Fulton Associates

Tuesday, November 13, 2007

Cdn Bank Writedowns

So this week CIBC, Royal, and then ScotiaBank wrote down some of their exposure related to the subprime mortgage debacle in the US. Specifically $463 million, $360 million, and $190 million. All three banks chose to announce on the same day one time gains because of the sale of VISA. Most of the gains from the sale of VISA conveniently 'offset' some of the one time writedowns. I'm not an accountant and when I read that none of these writedowns affect cash, I don't want to believe them. Last week GM wrote down $39 billion from their balance sheet of future tax credits that likely wouldn't be usable! Again this was non-cash so everything is OK right? I did a little sleuthing about what these write offs mean and here is a quote from someone more knowledgable than myself in these accounting matters:

Minyan Peter, a former treasurer at a very large US bank had this to say about the writeoffs:
Lost in all of yesterday's bank related news was General Motors' (GM) announcement that it was writing off $39 bln in deferred tax assets. For non-accountants (of which I am one), GM's deferred tax assets largely represented future tax benefits that the corporation had intended to apply as a credit against future income taxes.

In looking through GM's 2006 10-K, there does not appear to be any time limitations for these credits to be used. By writing off substantially all of these assets, GM (likely with encouragement from Deloitte) is effectively stating that its future earnings prospects are so uncertain that it may never have the opportunity to apply these tax credits against future taxable income.

While the corporation and the media would lead one to be believe that because this $39 bln write off is "non-cash", a deferred tax write-off it is about as clear a message about future earnings as you will ever see.

As I have previously written, the income statement is the past and the balance sheet is the future. When you see companies writing down balance sheet assets (which, by the way, will always be non-cash), they are telling the world that the future is not what they thought it would be. Whether the items are deferred tax assets, subprime CDO's, securitization gains, inventory, loans, securities or anything else on the asset side of the balance sheet, when they are written down (which, to be clear, an increase in loan loss provision is effectively doing), a corporation or bank is admitting that prior earnings were overstated and future earnings will be lower than they thought. Until the writedowns stop, it will only get worse.

There is also a good article about banks and the credit cycle here:
http://www.minyanville.com/articles/SKF-Texas+Commerce+Bank-banks-subprime-expectations/index/a/14058

So a hundred million or so here and there.
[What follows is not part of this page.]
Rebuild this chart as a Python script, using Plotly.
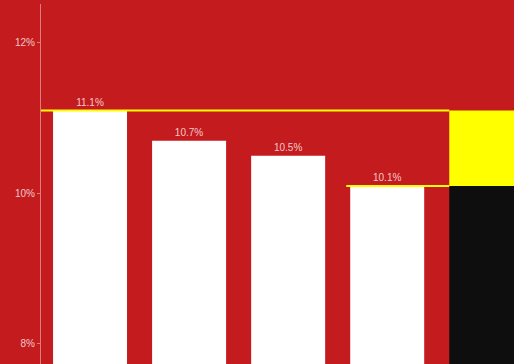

The Cdn. banks are still well capitalized compared to some US banks. (and oh shit I didn't realize E-trade was a bank as well!) The yield on Citigroup is over 7% and the yield on Royal before today's spike was over 4%.

We live and work and spend money in Cdn. $ primarily so maybe sticking to home grown banks is the safest bet right now. Why speculate on the direction of the US/Cdn if you don't have to?

2 Comments:

At November 14, 2007 at 7:44 PM , Blogger Junk Bonds said...

Why speculate on the FX? to make MONEY! :)
Specifically, make returns in excess of the index, which should be one of the goals of our club.
I don't know if we've seen the worst of the US banking crisis, but the fact that BSC and HBSC bounced after releasing their losses tells me the market expected worse. We may have seen the bottom for this year.

 
At November 14, 2007 at 10:30 PM , Blogger Des said...

I have no problems with making money!:)
Buying US banks right now means you have to be correct about the worst being over and correct about the dollar exchange rate. Buying Cdn banks means you only have to be correct about the banks capital position. A spokesman for HSBC said

"HSBC warned that the subprime crisis could deepen and said further volatility as a result of the credit crunch was "more than a remote possibility"

"There is the probability of further deterioration if the current housing market distress continues and further impacts the broader economy," the company said.

I don't think that's confidence inspiring in a bank. My read on this is we're still in the first inning. Bank earnings in the US for the next few quarters will reflect these write downs and with so much uncertainty in their loan portfolios I think that analysts' estimates of earnings will be off target and overestimated.

If we must play the exchange rate, then I think Arash's idea of buying a multinational US company is the way to go, not a bank. I'll also note here on the blog your email regarding GE financial services arm. It is true they derive a large portion from financing and its unclear how this credit crunch will affect them overall.